Created by Hampton Township in 1973, the museum seeks to preserve and interpret the early years of European settlement in the Depreciation Lands. In 1783, the state of Pennsylvania set aside 720,000 acres of land in western Pennsylvania to compensate its Revolutionary War soldiers for their services, since the dollar had depreciated drastically during the war. Known as The Depreciation Lands, the area included all of the North Hills of Pittsburgh, and further, to a line 4 1/2 miles north of the present city of Butler, thereby, also encompanssing parts of Butler, Beaver, Lawrence and Armstrong Counties.

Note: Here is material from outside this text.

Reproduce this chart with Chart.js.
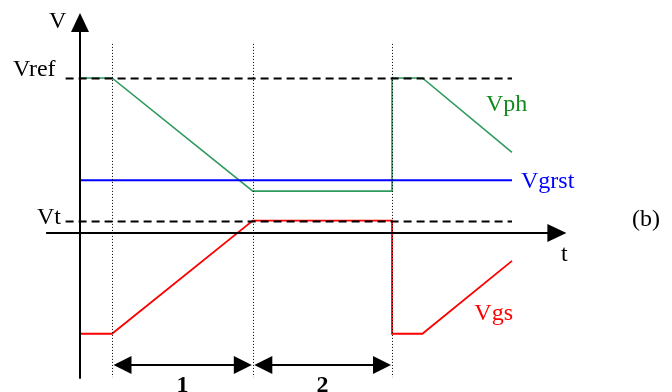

The Museum’s peaceful wooded grounds transport the visitor into an earlier time, with costumed demonstrators every Sunday afternoon during the season, May – October. The site includes the Pine Creek Covenanter Church, built in 1837, and the associated cemetery, the Armstrong log house, built in 1803, an herb garden, a replica school, circa 1885, working blacksmith shop, bee hive bake oven, smoke house and Tavern, an 18th century style gathering place. The Barn houses a Conestoga wagon, displays, workshop, and the Mercantile, a shop offering a wide variety of handmade and 18th century items.
The Cemetery and peaceful, shady grounds, furnished with picnic tables, are open Sunrise to Sunset every day.